* [What to produce]: Pick out the lines below that contain the string "this" and copy them all.

* [Provided data]:
════════════════════
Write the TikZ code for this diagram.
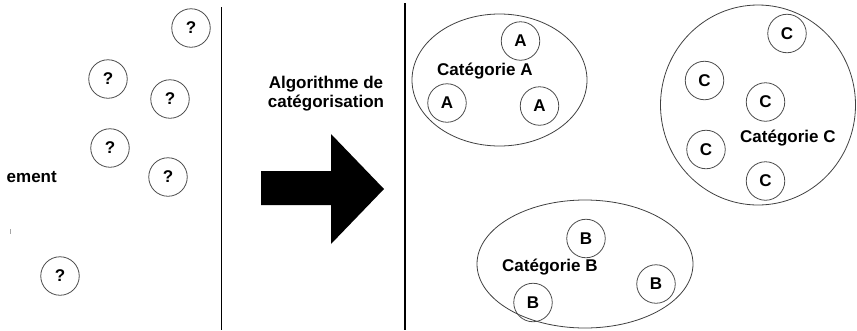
════════════════════
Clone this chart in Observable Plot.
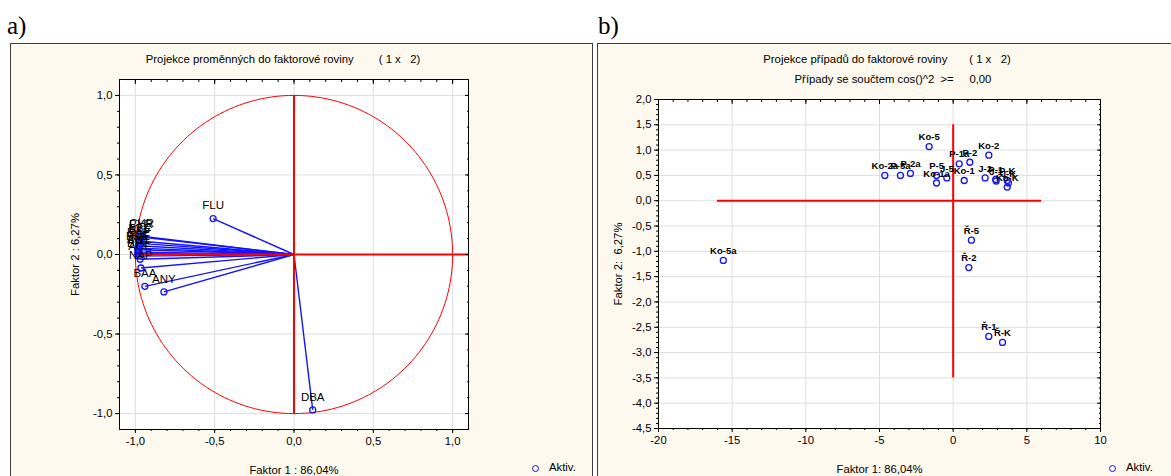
════════════════════
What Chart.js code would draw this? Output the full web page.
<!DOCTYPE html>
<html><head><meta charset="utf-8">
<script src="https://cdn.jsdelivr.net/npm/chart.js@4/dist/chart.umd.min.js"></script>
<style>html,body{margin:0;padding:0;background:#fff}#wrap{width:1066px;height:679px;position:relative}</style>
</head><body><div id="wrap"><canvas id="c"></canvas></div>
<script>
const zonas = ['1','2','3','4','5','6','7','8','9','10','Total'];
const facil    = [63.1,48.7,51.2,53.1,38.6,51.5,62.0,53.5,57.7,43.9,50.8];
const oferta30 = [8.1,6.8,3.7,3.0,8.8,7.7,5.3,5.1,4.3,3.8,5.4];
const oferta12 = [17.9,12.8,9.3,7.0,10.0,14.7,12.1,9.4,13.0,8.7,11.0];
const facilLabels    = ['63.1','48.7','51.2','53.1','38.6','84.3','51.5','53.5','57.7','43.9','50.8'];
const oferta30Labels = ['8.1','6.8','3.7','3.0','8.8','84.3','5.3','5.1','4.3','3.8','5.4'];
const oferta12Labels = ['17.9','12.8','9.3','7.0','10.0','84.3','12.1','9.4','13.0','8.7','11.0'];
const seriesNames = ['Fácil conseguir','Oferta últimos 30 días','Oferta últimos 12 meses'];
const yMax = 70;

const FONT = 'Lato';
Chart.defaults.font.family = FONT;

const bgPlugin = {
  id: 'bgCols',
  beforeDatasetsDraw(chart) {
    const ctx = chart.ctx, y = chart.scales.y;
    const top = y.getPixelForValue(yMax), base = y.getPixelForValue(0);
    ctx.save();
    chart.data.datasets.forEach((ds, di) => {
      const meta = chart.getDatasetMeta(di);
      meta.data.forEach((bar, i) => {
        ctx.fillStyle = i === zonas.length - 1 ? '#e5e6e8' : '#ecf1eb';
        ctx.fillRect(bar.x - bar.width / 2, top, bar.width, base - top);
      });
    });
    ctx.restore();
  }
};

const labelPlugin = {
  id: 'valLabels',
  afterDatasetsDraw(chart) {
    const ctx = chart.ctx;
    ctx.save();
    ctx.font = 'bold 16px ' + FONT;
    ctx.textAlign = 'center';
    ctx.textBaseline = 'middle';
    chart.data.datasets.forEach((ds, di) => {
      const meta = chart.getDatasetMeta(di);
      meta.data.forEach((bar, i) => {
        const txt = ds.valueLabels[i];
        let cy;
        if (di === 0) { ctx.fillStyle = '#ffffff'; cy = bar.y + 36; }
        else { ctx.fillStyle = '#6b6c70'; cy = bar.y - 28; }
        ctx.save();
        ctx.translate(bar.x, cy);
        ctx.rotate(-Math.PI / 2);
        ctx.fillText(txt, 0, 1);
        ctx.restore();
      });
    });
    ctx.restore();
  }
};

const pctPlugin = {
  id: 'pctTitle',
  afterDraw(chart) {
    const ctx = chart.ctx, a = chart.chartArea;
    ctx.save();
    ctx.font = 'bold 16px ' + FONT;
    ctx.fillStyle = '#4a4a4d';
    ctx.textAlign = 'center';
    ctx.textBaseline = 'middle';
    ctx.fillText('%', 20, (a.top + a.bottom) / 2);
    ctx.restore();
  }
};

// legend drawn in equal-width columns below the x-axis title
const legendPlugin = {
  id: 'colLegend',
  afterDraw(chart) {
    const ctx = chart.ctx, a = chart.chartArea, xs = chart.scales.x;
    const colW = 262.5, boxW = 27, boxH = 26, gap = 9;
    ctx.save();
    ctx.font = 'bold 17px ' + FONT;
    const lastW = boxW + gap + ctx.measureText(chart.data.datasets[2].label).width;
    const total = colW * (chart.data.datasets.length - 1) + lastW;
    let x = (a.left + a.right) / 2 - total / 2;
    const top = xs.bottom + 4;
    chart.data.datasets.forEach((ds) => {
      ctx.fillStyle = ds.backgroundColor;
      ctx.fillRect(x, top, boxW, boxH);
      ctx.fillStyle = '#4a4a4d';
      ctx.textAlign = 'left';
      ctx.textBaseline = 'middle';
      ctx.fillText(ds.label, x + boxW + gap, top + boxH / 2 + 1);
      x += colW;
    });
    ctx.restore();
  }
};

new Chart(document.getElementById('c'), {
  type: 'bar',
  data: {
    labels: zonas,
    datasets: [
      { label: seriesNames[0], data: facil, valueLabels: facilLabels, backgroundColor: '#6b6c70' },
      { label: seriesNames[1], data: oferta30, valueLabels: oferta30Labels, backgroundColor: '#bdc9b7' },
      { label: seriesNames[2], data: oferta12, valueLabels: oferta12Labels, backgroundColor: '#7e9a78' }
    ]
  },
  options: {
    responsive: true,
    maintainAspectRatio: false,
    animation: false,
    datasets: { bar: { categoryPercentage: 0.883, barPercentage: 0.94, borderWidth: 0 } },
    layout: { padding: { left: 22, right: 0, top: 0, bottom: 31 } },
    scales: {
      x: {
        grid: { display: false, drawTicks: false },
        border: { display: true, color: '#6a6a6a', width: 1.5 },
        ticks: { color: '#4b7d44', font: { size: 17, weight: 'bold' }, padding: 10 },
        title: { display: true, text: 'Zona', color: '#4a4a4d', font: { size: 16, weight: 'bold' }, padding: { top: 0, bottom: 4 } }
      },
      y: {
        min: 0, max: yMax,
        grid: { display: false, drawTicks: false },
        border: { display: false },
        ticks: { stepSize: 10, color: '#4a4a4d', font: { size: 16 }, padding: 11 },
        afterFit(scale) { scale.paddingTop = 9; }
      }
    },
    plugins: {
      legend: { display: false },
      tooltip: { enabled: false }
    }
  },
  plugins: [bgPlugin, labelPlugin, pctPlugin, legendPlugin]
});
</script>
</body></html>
════════════════════
* [Answer to the exercise]:
Write the TikZ code for this diagram.
Clone this chart in Observable Plot.
What Chart.js code would draw this? Output the full web page.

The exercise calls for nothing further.